Derrick Goh Soon Hee (; born 1968) is a Singaporean politician and banker. A member of the governing People's Action Party (PAP), he has been the Member of Parliament (MP) representing the Nee Soon Link division of Nee Soon GRC since 2020.

Early life and education 
Goh was born into a family of three siblings. He graduated from Nanyang Technological University with a Bachelor of Accountancy (with Honours) in 1992. Goh obtained a Master of Business Administration (with Honours) in Finance at The Wharton School in 2006 under a scholarship from American Express (Amex).

Career 
Goh spent more than ten years at American Express, and was based in London and New York.

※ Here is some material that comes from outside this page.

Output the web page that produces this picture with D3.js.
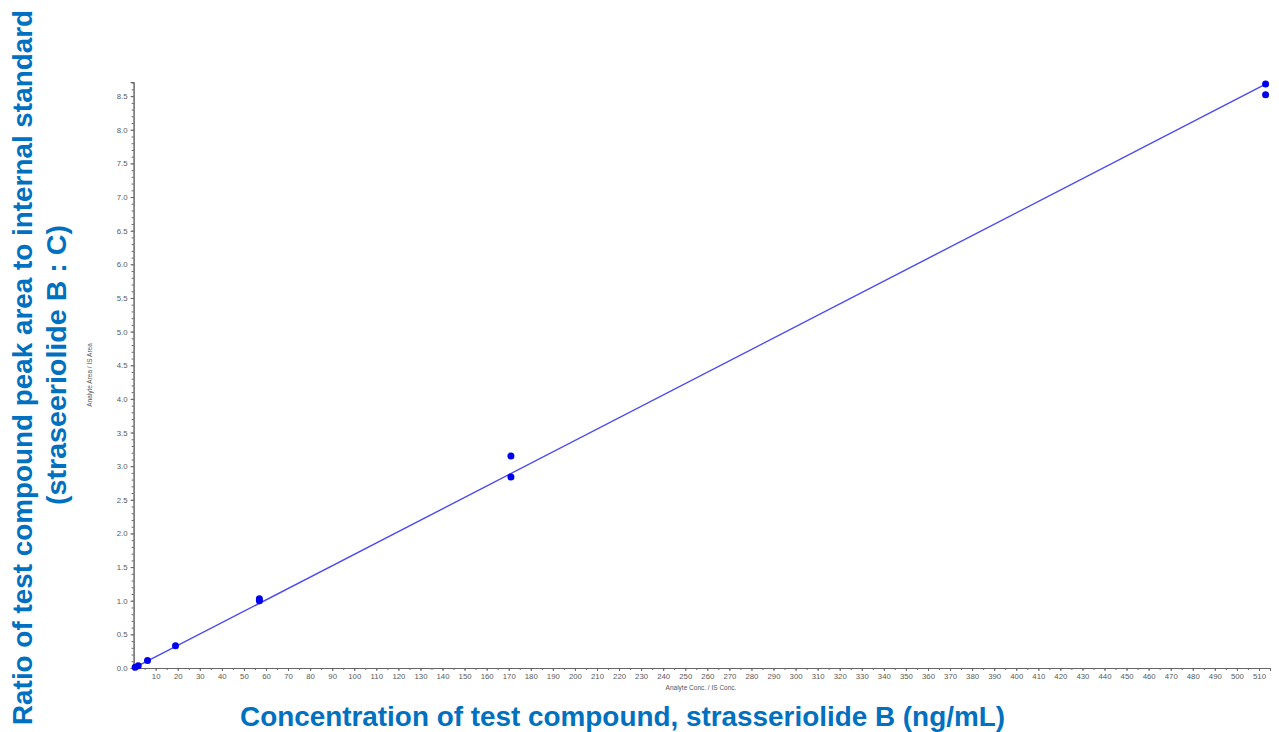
<!DOCTYPE html>
<html><head><meta charset="utf-8">
<script src="https://cdn.jsdelivr.net/npm/d3@7/dist/d3.min.js"></script>
<style>body{margin:0;background:#fff;} svg{display:block;}</style>
</head><body>
<svg id="c" width="1279" height="732"></svg>
<script>
const concentrations = [0.7, 2.1, 6.3, 19, 57, 57, 171, 171, 513, 513];
const ratios = [0.01, 0.035, 0.11, 0.33, 1.00, 1.03, 2.84, 3.15, 8.52, 8.68];
const fitLine = {slope: 0.01692, intercept: -0.003, from: 0, to: 513};
const xTicks = d3.range(10, 511, 10);
const yTicks = d3.range(0, 8.51, 0.5);
const xTitle = "Concentration of test compound, strasseriolide B (ng/mL)";
const yTitle1 = "Ratio of test compound peak area to internal standard";
const yTitle2 = "(straseeriolide B : C)";
const xSmall = "Analyte Conc. / IS Conc.";
const ySmall = "Analyte Area / IS Area";

const svg = d3.select("#c");
const x = d3.scaleLinear().domain([0, 515]).range([133.6, 1270]);
const y = d3.scaleLinear().domain([0, 8.71]).range([668, 82]);
const axisCol = "#666";
const font = "Liberation Sans, Arial, sans-serif";

// minor ticks
const gx = svg.append("g").attr("transform", "translate(0,668)");
gx.call(d3.axisBottom(x).tickValues(d3.range(5, 515, 5)).tickSize(2).tickFormat(""));
const gx2 = svg.append("g").attr("transform", "translate(0,668)");
gx2.call(d3.axisBottom(x).tickValues(xTicks).tickSize(3).tickPadding(2).tickFormat(d3.format("d")));
const gy = svg.append("g").attr("transform", "translate(133.6,0)");
gy.call(d3.axisLeft(y).tickValues(d3.range(0, 8.71, 0.1)).tickSize(2).tickFormat(""));
const gy2 = svg.append("g").attr("transform", "translate(133.6,0)");
gy2.call(d3.axisLeft(y).tickValues(yTicks).tickSize(3).tickPadding(3).tickFormat(d3.format(".1f")));
svg.selectAll(".domain").attr("stroke", axisCol);
svg.selectAll(".tick line").attr("stroke", axisCol);
svg.selectAll(".tick text").attr("fill", "#5a5a5a").attr("font-family", font).attr("font-size", 7.8);

// fit line
svg.append("line")
  .attr("x1", x(fitLine.from)).attr("y1", y(fitLine.slope*fitLine.from + fitLine.intercept))
  .attr("x2", x(fitLine.to)).attr("y2", y(fitLine.slope*fitLine.to + fitLine.intercept))
  .attr("stroke", "#4a4af5").attr("stroke-width", 1.4);

// points
svg.append("g").selectAll("circle").data(concentrations.map((c,i)=>[c, ratios[i]])).join("circle")
  .attr("cx", d=>x(d[0])).attr("cy", d=>y(d[1])).attr("r", 3.5).attr("fill", "#0000ee");

// small axis labels
svg.append("text").attr("x", 701).attr("y", 690).attr("text-anchor","middle")
  .attr("font-family",font).attr("font-size",6.5).attr("fill","#555").text(xSmall);
svg.append("text").attr("transform","translate(92,375) rotate(-90)").attr("text-anchor","middle")
  .attr("font-family",font).attr("font-size",6.5).attr("fill","#555").text(ySmall);

// big titles
const blue = "#0070C0";
svg.append("text").attr("x", 240).attr("y", 726)
  .attr("textLength", 765).attr("lengthAdjust","spacingAndGlyphs")
  .attr("font-family",font).attr("font-weight","bold").attr("font-size",27.5)
  .attr("fill", blue).text(xTitle);
svg.append("text").attr("transform","translate(32,725) rotate(-90)")
  .attr("textLength", 715).attr("lengthAdjust","spacingAndGlyphs")
  .attr("font-family",font).attr("font-weight","bold").attr("font-size",27.5)
  .attr("fill", blue).text(yTitle1);
svg.append("text").attr("transform","translate(66,505) rotate(-90)")
  .attr("textLength", 280).attr("lengthAdjust","spacingAndGlyphs")
  .attr("font-family",font).attr("font-weight","bold").attr("font-size",27.5)
  .attr("fill", blue).text(yTitle2);
</script>
</body></html>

Goh joined DBS Bank in 2008, and was its Chief Operating Officer for Institutional Banking Group before becoming the head of its subsidiary, POSB Bank, on 1 October 2012.  On 9 March 2016, Goh became the managing director and regional head of DBS Treasures Private Client and DBS Treasures. He became the managing director and the head of audit at DBS Bank at the start of 2018.

Since 2013, Goh has been volunteering as a district councillor with the South West Community Development Council.

Politics 
Goh was fielded in the 2020 general election to contest in Nee Soon Group Representation Constituency (GRC), on the People's Action Party's ticket against the Progress Singapore Party. His running mates were K. Shanmugam, Louis Ng, Faishal Ibrahim, and Carrie Tan. On 11 July 2020, Goh and team were declared to be elected to represent Nee Soon GRC in the 14th Parliament of Singapore, garnering 61.9% of the valid votes.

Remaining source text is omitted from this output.